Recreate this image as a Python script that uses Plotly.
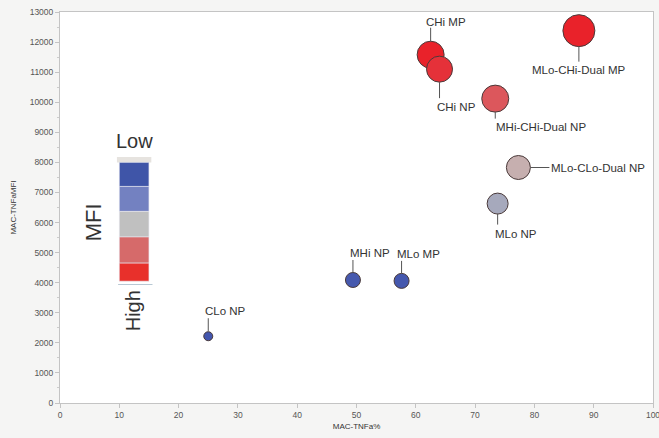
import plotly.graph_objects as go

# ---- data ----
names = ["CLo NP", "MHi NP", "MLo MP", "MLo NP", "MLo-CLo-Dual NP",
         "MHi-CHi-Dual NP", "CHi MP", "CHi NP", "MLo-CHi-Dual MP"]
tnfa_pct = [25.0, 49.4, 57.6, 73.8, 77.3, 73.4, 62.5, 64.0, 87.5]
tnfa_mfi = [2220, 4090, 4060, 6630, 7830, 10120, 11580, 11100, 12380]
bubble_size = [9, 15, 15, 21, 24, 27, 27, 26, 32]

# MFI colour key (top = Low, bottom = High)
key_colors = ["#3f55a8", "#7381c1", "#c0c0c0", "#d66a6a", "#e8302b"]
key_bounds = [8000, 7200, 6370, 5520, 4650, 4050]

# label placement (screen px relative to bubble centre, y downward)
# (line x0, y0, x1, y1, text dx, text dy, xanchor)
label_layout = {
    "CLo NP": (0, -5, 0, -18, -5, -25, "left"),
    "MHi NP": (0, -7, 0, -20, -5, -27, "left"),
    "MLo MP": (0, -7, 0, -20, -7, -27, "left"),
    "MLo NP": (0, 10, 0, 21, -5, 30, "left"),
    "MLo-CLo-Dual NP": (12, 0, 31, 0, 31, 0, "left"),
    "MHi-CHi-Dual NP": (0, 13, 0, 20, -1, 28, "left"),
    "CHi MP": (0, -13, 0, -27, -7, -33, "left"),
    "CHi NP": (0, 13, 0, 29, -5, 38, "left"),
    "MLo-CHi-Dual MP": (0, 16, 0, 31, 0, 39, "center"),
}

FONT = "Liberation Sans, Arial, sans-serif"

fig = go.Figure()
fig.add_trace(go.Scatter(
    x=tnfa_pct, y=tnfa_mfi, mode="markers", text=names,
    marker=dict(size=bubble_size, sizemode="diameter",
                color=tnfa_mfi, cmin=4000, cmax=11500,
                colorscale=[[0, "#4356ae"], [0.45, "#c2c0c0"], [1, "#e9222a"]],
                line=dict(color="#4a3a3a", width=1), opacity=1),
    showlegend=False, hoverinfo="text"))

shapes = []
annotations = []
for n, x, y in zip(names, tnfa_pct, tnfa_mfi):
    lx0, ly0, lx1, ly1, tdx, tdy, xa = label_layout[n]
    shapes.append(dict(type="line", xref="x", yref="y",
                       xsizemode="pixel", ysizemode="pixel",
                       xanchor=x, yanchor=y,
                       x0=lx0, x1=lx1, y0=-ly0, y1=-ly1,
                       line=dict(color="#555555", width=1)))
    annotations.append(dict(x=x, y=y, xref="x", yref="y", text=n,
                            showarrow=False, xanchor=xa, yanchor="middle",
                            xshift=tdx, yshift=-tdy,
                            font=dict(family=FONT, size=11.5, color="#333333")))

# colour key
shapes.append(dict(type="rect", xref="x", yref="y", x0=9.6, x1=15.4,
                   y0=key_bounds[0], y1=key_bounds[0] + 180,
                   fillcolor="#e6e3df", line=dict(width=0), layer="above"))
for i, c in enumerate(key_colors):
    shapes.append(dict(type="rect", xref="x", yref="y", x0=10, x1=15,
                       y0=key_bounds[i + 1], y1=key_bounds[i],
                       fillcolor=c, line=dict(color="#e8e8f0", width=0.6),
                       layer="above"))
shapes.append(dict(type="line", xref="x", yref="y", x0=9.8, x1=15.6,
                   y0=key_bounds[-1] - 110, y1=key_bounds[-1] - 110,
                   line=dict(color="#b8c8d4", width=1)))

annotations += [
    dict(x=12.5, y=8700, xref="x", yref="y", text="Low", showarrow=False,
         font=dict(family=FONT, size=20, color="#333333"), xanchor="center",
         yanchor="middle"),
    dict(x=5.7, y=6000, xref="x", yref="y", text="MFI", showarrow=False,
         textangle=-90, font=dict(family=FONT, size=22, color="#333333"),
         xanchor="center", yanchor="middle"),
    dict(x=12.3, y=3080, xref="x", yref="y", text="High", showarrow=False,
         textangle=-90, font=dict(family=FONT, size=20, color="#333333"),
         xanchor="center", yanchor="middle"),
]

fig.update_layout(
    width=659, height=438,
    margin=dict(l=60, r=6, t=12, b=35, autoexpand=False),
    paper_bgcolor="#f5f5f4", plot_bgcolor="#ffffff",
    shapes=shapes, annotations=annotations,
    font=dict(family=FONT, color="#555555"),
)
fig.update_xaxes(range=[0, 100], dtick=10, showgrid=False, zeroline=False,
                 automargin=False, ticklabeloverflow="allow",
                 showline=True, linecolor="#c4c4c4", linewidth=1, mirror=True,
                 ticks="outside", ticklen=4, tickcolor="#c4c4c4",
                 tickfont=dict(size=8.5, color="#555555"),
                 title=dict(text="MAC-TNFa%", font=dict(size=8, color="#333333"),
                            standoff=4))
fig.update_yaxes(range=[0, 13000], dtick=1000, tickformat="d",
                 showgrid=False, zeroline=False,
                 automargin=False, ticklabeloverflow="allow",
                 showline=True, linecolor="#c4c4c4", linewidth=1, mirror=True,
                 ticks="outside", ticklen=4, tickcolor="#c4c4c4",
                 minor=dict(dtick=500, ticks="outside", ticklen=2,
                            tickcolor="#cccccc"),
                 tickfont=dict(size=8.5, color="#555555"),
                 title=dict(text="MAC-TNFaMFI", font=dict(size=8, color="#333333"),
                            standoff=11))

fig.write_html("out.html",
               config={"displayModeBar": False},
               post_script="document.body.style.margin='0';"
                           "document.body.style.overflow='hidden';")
○ ○ ○ ○ ○ ○ ○
» Job
Without the pictures, please reproduce each line of the listing above exactly, from the first one through the line bearing "key_bounds = [8000, 7200, 6370, 5520, 4650, 4050]".

» Output for this exercise
Recreate this image as a Python script that uses Plotly.
import plotly.graph_objects as go

# ---- data ----
names = ["CLo NP", "MHi NP", "MLo MP", "MLo NP", "MLo-CLo-Dual NP",
         "MHi-CHi-Dual NP", "CHi MP", "CHi NP", "MLo-CHi-Dual MP"]
tnfa_pct = [25.0, 49.4, 57.6, 73.8, 77.3, 73.4, 62.5, 64.0, 87.5]
tnfa_mfi = [2220, 4090, 4060, 6630, 7830, 10120, 11580, 11100, 12380]
bubble_size = [9, 15, 15, 21, 24, 27, 27, 26, 32]

# MFI colour key (top = Low, bottom = High)
key_colors = ["#3f55a8", "#7381c1", "#c0c0c0", "#d66a6a", "#e8302b"]
key_bounds = [8000, 7200, 6370, 5520, 4650, 4050]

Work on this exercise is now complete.